- Goal of the exercise:
Extract the full listing verbatim and drop any pictures from your copy.

- Available data:
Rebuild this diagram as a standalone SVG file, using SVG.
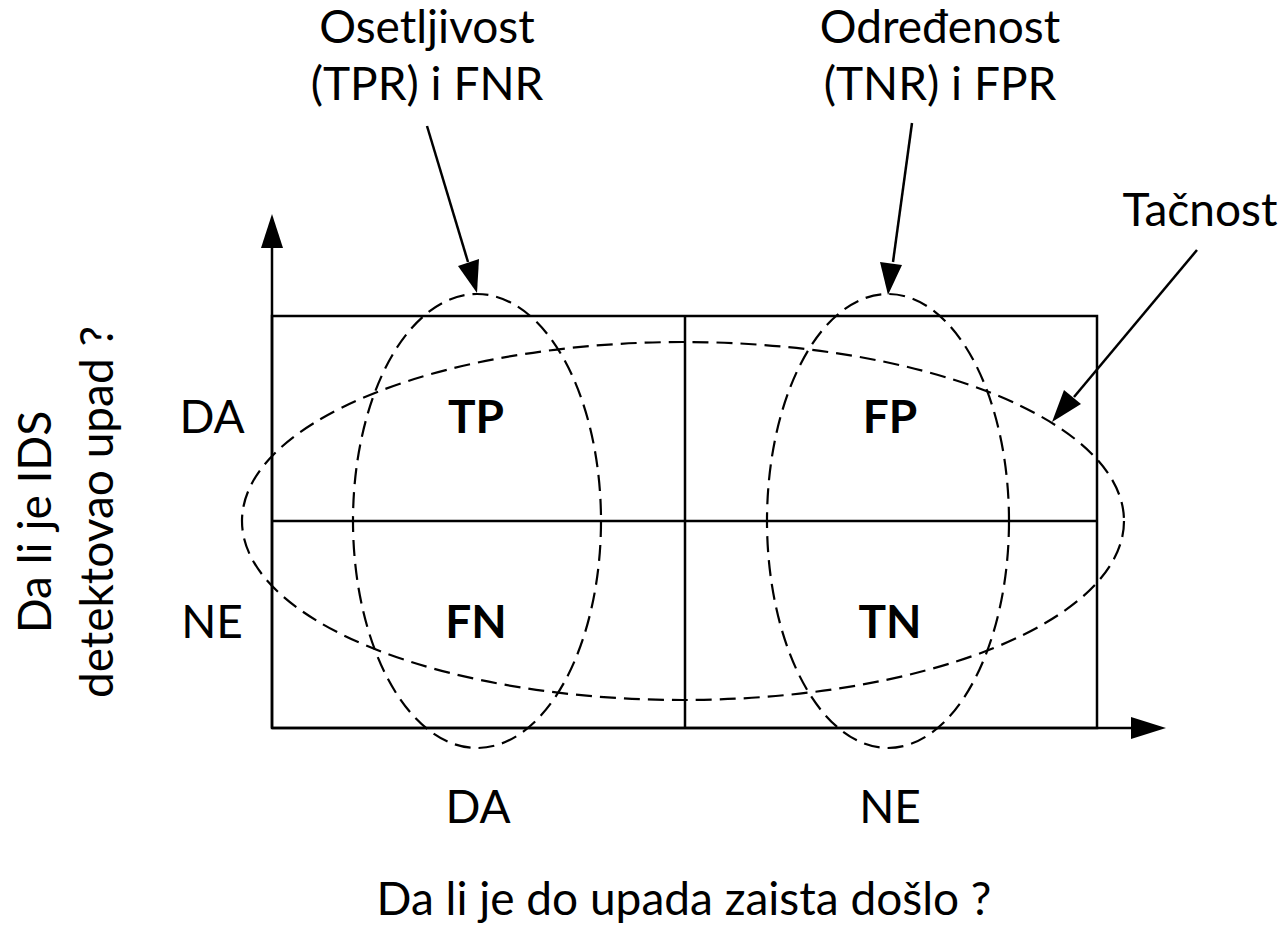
<svg xmlns="http://www.w3.org/2000/svg" width="1286" height="927" viewBox="0 0 1286 927">
<defs>
<style>
text{font-family:Lato,"Open Sans","Liberation Sans",sans-serif;font-size:46px;fill:#000;text-anchor:middle}
.b{font-weight:bold}
.ln{stroke:#000;stroke-width:2.5;fill:none}
.ds{stroke:#000;stroke-width:2.2;fill:none;stroke-dasharray:16 8}
</style>
</defs>
<rect width="1286" height="927" fill="#fff"/>
<g id="grid">
<rect x="272" y="316" width="825" height="412" class="ln"/>
<line x1="272" y1="521" x2="1097" y2="521" class="ln"/>
<line x1="685" y1="316" x2="685" y2="728" class="ln"/>
</g>
<g id="axes">
<line x1="272" y1="728" x2="272" y2="245" class="ln"/>
<path d="M272,214 L283,248 L261,248 z"/>
<line x1="272" y1="728" x2="1132" y2="728" class="ln"/>
<path d="M1166,728 L1131,717 L1131,739 z"/>
</g>
<g id="ellipses">
<ellipse id="sens" cx="477" cy="521" rx="124" ry="227" class="ds"/>
<ellipse id="spec" cx="888" cy="521" rx="121" ry="227" class="ds"/>
<ellipse id="acc" cx="683" cy="521" rx="441" ry="179" class="ds"/>
</g>
<g id="connectors">
<line x1="427" y1="126" x2="468" y2="262" class="ln"/>
<path d="M477,293 L458,266 L479,259 z"/>
<line x1="912" y1="123" x2="893" y2="262" class="ln"/>
<path d="M888,295 L880,262 L902,265 z"/>
<line x1="1197" y1="250" x2="1074" y2="397" class="ln"/>
<path d="M1052,422 L1064,390 L1081,404 z"/>
</g>
<g id="labels">
<text x="427" y="43">Osetljivost</text>
<text x="427" y="100">(TPR) i FNR</text>
<text x="940" y="43">Određenost</text>
<text x="940" y="100">(TNR) i FPR</text>
<text x="1200" y="226">Tačnost</text>
<text x="212" y="433">DA</text>
<text x="212" y="638">NE</text>
<text x="478" y="823">DA</text>
<text x="890" y="823">NE</text>
<text x="684" y="915">Da li je do upada zaista došlo ?</text>
<text transform="translate(51,522) rotate(-90)">Da li je IDS</text>
<text transform="translate(113,512) rotate(-90)">detektovao upad ?</text>
</g>
<g id="cells">
<text x="476" y="433" class="b">TP</text>
<text x="890" y="433" class="b">FP</text>
<text x="476" y="638" class="b">FN</text>
<text x="890" y="638" class="b">TN</text>
</g>
</svg>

- Problem solution:
Rebuild this diagram as a standalone SVG file, using SVG.
<svg xmlns="http://www.w3.org/2000/svg" width="1286" height="927" viewBox="0 0 1286 927">
<defs>
<style>
text{font-family:Lato,"Open Sans","Liberation Sans",sans-serif;font-size:46px;fill:#000;text-anchor:middle}
.b{font-weight:bold}
.ln{stroke:#000;stroke-width:2.5;fill:none}
.ds{stroke:#000;stroke-width:2.2;fill:none;stroke-dasharray:16 8}
</style>
</defs>
<rect width="1286" height="927" fill="#fff"/>
<g id="grid">
<rect x="272" y="316" width="825" height="412" class="ln"/>
<line x1="272" y1="521" x2="1097" y2="521" class="ln"/>
<line x1="685" y1="316" x2="685" y2="728" class="ln"/>
</g>
<g id="axes">
<line x1="272" y1="728" x2="272" y2="245" class="ln"/>
<path d="M272,214 L283,248 L261,248 z"/>
<line x1="272" y1="728" x2="1132" y2="728" class="ln"/>
<path d="M1166,728 L1131,717 L1131,739 z"/>
</g>
<g id="ellipses">
<ellipse id="sens" cx="477" cy="521" rx="124" ry="227" class="ds"/>
<ellipse id="spec" cx="888" cy="521" rx="121" ry="227" class="ds"/>
<ellipse id="acc" cx="683" cy="521" rx="441" ry="179" class="ds"/>
</g>
<g id="connectors">
<line x1="427" y1="126" x2="468" y2="262" class="ln"/>
<path d="M477,293 L458,266 L479,259 z"/>
<line x1="912" y1="123" x2="893" y2="262" class="ln"/>
<path d="M888,295 L880,262 L902,265 z"/>
<line x1="1197" y1="250" x2="1074" y2="397" class="ln"/>
<path d="M1052,422 L1064,390 L1081,404 z"/>
</g>
<g id="labels">
<text x="427" y="43">Osetljivost</text>
<text x="427" y="100">(TPR) i FNR</text>
<text x="940" y="43">Određenost</text>
<text x="940" y="100">(TNR) i FPR</text>
<text x="1200" y="226">Tačnost</text>
<text x="212" y="433">DA</text>
<text x="212" y="638">NE</text>
<text x="478" y="823">DA</text>
<text x="890" y="823">NE</text>
<text x="684" y="915">Da li je do upada zaista došlo ?</text>
<text transform="translate(51,522) rotate(-90)">Da li je IDS</text>
<text transform="translate(113,512) rotate(-90)">detektovao upad ?</text>
</g>
<g id="cells">
<text x="476" y="433" class="b">TP</text>
<text x="890" y="433" class="b">FP</text>
<text x="476" y="638" class="b">FN</text>
<text x="890" y="638" class="b">TN</text>
</g>
</svg>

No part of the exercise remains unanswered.